(Dataset entries)
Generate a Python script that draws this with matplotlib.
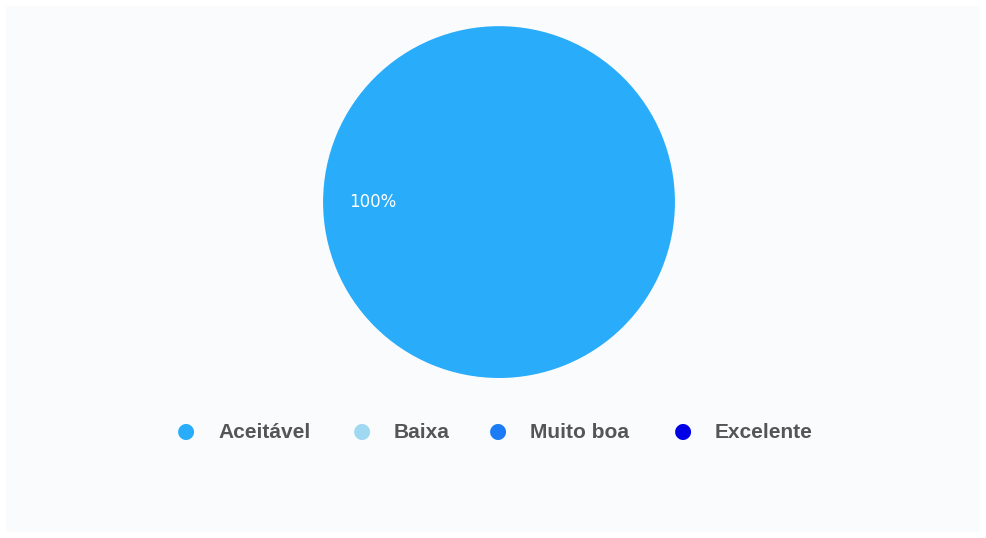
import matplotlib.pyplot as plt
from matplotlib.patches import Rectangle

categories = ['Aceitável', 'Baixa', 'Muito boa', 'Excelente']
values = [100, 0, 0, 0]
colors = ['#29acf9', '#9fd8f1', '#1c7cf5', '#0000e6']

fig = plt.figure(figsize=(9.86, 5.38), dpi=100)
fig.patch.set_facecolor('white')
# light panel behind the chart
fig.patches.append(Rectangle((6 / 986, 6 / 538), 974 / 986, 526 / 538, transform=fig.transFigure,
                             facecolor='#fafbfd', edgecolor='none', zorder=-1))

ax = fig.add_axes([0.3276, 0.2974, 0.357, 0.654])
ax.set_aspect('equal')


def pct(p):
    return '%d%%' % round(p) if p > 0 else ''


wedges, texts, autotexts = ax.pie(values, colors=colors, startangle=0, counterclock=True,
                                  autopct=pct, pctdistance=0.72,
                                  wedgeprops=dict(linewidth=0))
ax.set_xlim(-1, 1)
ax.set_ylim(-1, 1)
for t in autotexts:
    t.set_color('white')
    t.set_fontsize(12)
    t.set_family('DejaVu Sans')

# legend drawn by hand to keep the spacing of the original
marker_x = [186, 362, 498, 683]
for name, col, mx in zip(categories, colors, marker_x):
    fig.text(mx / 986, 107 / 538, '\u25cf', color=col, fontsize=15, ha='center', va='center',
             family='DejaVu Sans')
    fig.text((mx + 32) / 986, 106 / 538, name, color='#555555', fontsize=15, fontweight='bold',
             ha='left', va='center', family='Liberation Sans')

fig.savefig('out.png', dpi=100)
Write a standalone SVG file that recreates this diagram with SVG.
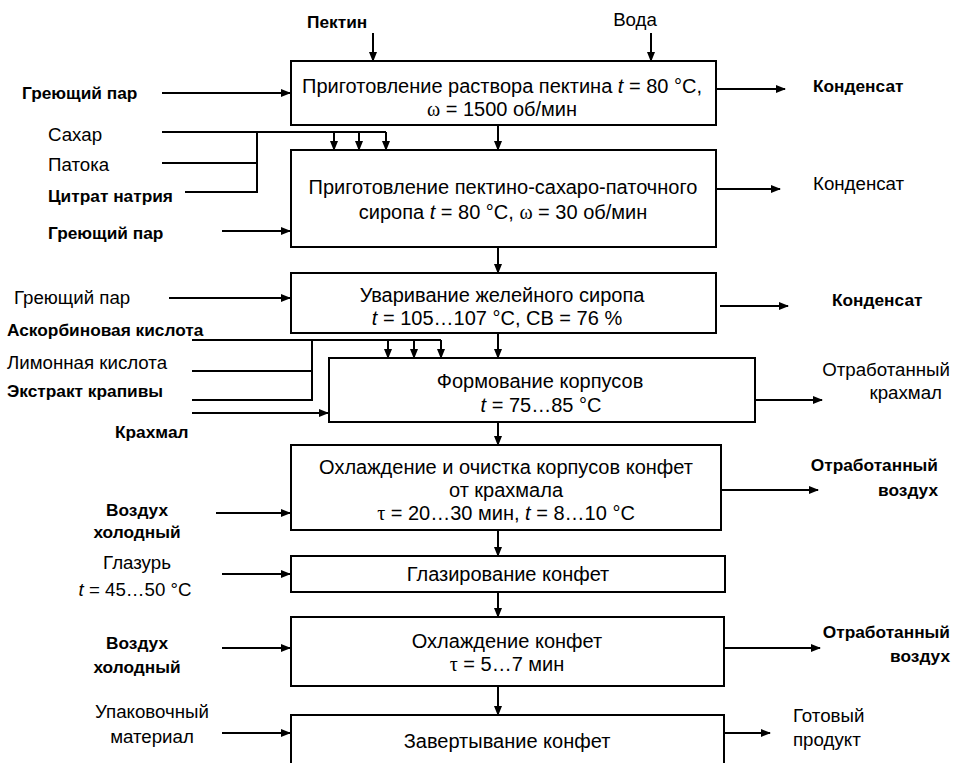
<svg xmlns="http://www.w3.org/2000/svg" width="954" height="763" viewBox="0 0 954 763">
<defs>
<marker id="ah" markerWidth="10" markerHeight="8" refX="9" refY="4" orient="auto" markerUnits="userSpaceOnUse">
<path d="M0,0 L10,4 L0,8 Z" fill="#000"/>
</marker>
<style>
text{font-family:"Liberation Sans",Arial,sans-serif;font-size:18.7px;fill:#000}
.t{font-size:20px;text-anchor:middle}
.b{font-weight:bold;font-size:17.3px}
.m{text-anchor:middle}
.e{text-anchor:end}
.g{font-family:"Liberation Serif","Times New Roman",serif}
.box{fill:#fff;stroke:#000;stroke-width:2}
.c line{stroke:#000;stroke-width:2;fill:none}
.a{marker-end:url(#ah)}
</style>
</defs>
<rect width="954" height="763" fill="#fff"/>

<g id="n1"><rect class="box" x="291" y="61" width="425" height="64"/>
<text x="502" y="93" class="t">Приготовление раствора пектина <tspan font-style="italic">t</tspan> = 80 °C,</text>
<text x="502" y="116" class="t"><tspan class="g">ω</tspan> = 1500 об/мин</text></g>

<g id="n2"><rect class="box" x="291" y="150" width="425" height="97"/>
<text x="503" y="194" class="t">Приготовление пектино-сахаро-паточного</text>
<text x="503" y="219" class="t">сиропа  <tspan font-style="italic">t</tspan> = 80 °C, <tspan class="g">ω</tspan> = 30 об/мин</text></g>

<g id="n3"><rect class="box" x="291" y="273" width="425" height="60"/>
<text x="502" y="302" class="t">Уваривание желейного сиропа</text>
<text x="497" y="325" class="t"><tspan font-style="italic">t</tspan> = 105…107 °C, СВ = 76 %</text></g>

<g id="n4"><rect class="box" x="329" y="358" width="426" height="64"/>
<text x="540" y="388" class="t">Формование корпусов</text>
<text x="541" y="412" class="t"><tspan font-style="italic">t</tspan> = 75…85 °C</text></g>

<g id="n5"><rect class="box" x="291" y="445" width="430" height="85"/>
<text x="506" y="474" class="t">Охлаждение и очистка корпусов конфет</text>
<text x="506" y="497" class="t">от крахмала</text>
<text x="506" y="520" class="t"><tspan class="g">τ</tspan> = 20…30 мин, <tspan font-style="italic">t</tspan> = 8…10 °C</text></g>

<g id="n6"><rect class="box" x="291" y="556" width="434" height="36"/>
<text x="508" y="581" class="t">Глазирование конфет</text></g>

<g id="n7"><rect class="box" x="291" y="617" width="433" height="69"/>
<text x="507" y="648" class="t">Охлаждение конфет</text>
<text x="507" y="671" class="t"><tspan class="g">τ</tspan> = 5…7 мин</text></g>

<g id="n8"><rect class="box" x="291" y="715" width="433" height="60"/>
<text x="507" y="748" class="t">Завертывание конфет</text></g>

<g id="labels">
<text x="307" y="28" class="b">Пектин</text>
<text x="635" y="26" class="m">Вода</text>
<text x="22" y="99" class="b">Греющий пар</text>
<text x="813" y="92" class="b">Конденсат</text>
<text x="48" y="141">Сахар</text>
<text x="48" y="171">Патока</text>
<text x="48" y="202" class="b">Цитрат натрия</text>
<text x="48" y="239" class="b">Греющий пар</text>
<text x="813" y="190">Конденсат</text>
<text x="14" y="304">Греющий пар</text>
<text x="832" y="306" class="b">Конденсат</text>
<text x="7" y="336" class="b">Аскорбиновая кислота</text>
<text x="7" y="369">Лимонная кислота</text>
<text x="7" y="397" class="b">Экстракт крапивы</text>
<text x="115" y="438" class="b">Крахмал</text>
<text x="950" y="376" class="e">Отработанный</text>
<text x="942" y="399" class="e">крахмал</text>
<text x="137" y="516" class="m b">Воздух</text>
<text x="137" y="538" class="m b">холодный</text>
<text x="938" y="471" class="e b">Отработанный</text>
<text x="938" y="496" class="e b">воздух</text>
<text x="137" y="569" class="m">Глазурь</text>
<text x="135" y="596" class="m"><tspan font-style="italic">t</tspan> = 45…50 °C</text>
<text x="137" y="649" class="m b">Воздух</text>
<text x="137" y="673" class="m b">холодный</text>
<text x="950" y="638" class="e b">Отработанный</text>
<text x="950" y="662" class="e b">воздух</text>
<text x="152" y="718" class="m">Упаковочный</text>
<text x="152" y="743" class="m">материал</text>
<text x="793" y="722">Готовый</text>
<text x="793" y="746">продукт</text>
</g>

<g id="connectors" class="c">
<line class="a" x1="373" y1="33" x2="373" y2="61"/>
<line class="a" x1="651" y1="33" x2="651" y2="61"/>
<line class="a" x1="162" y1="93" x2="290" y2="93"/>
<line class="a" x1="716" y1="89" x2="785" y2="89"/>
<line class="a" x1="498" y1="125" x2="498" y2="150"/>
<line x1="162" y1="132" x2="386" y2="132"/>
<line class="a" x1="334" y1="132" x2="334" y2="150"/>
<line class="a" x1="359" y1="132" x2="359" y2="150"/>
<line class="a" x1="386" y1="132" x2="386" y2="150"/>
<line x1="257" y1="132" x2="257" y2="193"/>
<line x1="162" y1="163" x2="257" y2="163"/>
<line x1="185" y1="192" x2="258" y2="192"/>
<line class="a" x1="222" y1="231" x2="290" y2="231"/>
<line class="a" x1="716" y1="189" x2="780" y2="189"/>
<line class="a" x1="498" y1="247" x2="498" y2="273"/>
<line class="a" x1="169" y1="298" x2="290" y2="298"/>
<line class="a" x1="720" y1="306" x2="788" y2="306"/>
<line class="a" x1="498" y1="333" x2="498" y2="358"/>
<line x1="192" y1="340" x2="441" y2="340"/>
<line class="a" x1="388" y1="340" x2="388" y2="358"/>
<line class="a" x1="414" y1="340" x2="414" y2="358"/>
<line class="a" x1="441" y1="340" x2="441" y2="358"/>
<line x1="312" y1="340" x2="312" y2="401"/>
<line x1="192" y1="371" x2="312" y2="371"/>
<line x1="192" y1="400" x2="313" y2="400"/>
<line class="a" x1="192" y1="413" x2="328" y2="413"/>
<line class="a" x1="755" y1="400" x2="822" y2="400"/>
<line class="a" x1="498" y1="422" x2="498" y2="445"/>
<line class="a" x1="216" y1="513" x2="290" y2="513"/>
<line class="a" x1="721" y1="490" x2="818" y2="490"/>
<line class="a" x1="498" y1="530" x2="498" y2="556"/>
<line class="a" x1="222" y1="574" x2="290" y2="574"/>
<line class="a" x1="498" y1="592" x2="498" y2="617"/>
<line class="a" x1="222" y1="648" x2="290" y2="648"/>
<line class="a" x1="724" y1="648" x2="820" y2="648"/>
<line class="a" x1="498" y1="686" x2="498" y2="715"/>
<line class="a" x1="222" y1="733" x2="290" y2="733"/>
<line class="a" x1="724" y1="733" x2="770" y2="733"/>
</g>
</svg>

▸ DIRECTION:
Everything from the first line of the listing above through the line that contains "ax.set_aspect('equal')" is to be restated word for word, minus the pictures.

▸ FINAL RESULT:
Generate a Python script that draws this with matplotlib.
import matplotlib.pyplot as plt
from matplotlib.patches import Rectangle

categories = ['Aceitável', 'Baixa', 'Muito boa', 'Excelente']
values = [100, 0, 0, 0]
colors = ['#29acf9', '#9fd8f1', '#1c7cf5', '#0000e6']

fig = plt.figure(figsize=(9.86, 5.38), dpi=100)
fig.patch.set_facecolor('white')
# light panel behind the chart
fig.patches.append(Rectangle((6 / 986, 6 / 538), 974 / 986, 526 / 538, transform=fig.transFigure,
                             facecolor='#fafbfd', edgecolor='none', zorder=-1))

ax = fig.add_axes([0.3276, 0.2974, 0.357, 0.654])
ax.set_aspect('equal')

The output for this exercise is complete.